--- GIVEN INFORMATION ---
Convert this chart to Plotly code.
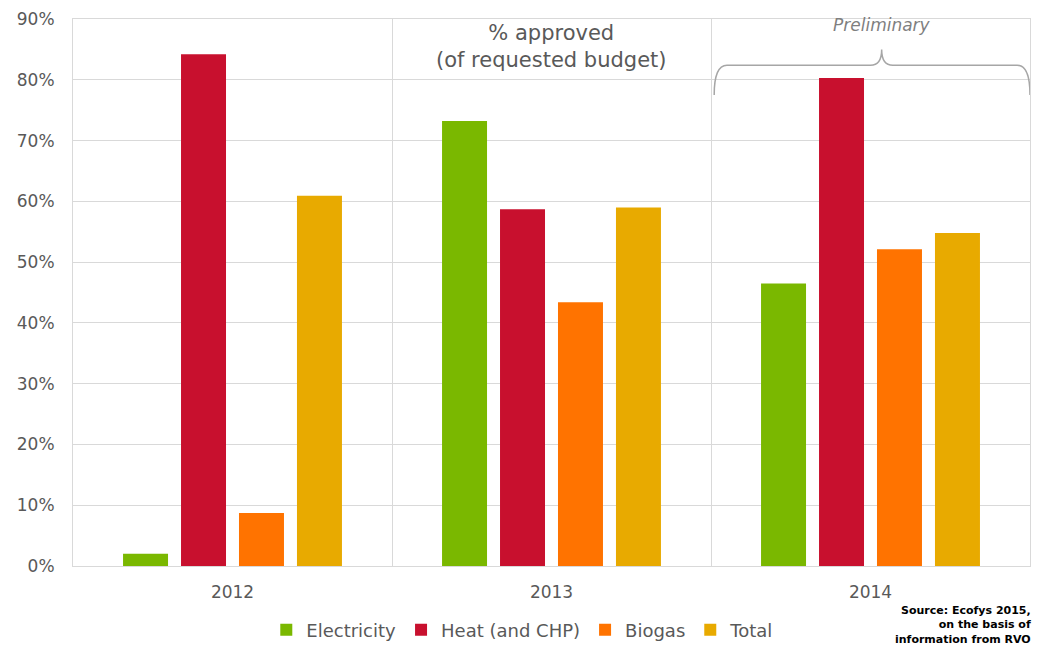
"""Approved share of requested budget by category, 2012-2014."""

import plotly.graph_objects as go

YEARS = ["2012", "2013", "2014"]
SERIES = ["Electricity", "Heat (and CHP)", "Biogas", "Total"]
ELECTRICITY = [0.020, 0.732, 0.465]
HEAT = [0.842, 0.587, 0.803]
BIOGAS = [0.087, 0.434, 0.521]
TOTAL = [0.609, 0.590, 0.548]

_COLORS = ["#7ab800", "#c8102e", "#ff7300", "#e8aa00"]
_GRID = "#d9d9d9"
_TEXT = "#595959"
_FONT = "DejaVu Sans"

x = list(range(len(YEARS)))

fig = go.Figure()
for name, vals, color in zip(SERIES, [ELECTRICITY, HEAT, BIOGAS, TOTAL], _COLORS):
    fig.add_trace(go.Bar(x=x, y=vals, name=name, marker_color=color, marker_line_width=0))

# Brace over the preliminary 2014 figures
fig.add_shape(
    type="path",
    path=(
        "M 1.51 0.775 Q 1.51 0.824 1.55 0.824 L 2.00 0.824 "
        "Q 2.035 0.824 2.035 0.85 Q 2.035 0.824 2.07 0.824 "
        "L 2.46 0.824 Q 2.5 0.824 2.5 0.775"
    ),
    xref="x",
    yref="y",
    line={"color": "#a6a6a6", "width": 1.5},
)
fig.add_annotation(
    x=2.035, y=0.89, xref="x", yref="y", text="<i>Preliminary</i>",
    showarrow=False, font={"family": _FONT, "size": 17, "color": "#7f7f7f"},
)
fig.add_annotation(
    x=1.0, y=0.855, xref="x", yref="y",
    text="% approved<br>(of requested budget)",
    showarrow=False, font={"family": _FONT, "size": 21, "color": _TEXT},
)
fig.add_annotation(
    x=1.003, y=-0.108, xref="paper", yref="paper", xanchor="right", yanchor="middle",
    align="right", showarrow=False,
    text="<b>Source: Ecofys 2015,<br>on the basis of<br>information from RVO</b>",
    font={"family": _FONT, "size": 11, "color": "#000000"},
)

# page body adds an 8px margin, so the figure is sized 8px short
fig.update_layout(
    width=1033,
    height=640,
    paper_bgcolor="white",
    plot_bgcolor="white",
    margin={"l": 65, "r": 11, "t": 11, "b": 82, "autoexpand": False},
    font={"family": _FONT, "size": 17, "color": _TEXT},
    barmode="group",
    bargap=0.273,
    bargroupgap=0.224,
    showlegend=True,
    legend={
        "orientation": "h",
        "x": 0.47,
        "xanchor": "center",
        "y": -0.117,
        "yanchor": "middle",
        "font": {"family": _FONT, "size": 18, "color": _TEXT},
        "itemwidth": 30,
    },
    xaxis={
        "range": [-0.5, 2.5],
        "tickvals": x,
        "ticktext": YEARS,
        "showgrid": False,
        "zeroline": False,
        "showline": True,
        "linecolor": _GRID,
        "mirror": True,
        "ticks": "outside",
        "ticklen": 11,
        "tickcolor": "rgba(0,0,0,0)",
        "automargin": False,
        "minor": {"tickvals": [0.5, 1.5], "showgrid": True, "gridcolor": _GRID, "gridwidth": 1},
    },
    yaxis={
        "range": [0, 0.9],
        "dtick": 0.1,
        "tickformat": ".0%",
        "showgrid": True,
        "gridcolor": _GRID,
        "zeroline": False,
        "showline": True,
        "linecolor": _GRID,
        "mirror": True,
        "ticks": "outside",
        "ticklen": 14,
        "tickcolor": "rgba(0,0,0,0)",
        "automargin": False,
    },
)

fig.write_html("out.html")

--- WHAT IS ASKED ---
Transcribe the opening line of the listing above, please, and every line after it through the line with "name=name, marker_color=color, marker_line_width=0))", word for word, without pictures.

--- CORRECT RESULT ---
Convert this chart to Plotly code.
"""Approved share of requested budget by category, 2012-2014."""

import plotly.graph_objects as go

YEARS = ["2012", "2013", "2014"]
SERIES = ["Electricity", "Heat (and CHP)", "Biogas", "Total"]
ELECTRICITY = [0.020, 0.732, 0.465]
HEAT = [0.842, 0.587, 0.803]
BIOGAS = [0.087, 0.434, 0.521]
TOTAL = [0.609, 0.590, 0.548]

_COLORS = ["#7ab800", "#c8102e", "#ff7300", "#e8aa00"]
_GRID = "#d9d9d9"
_TEXT = "#595959"
_FONT = "DejaVu Sans"

x = list(range(len(YEARS)))

fig = go.Figure()
for name, vals, color in zip(SERIES, [ELECTRICITY, HEAT, BIOGAS, TOTAL], _COLORS):
    fig.add_trace(go.Bar(x=x, y=vals, name=name, marker_color=color, marker_line_width=0))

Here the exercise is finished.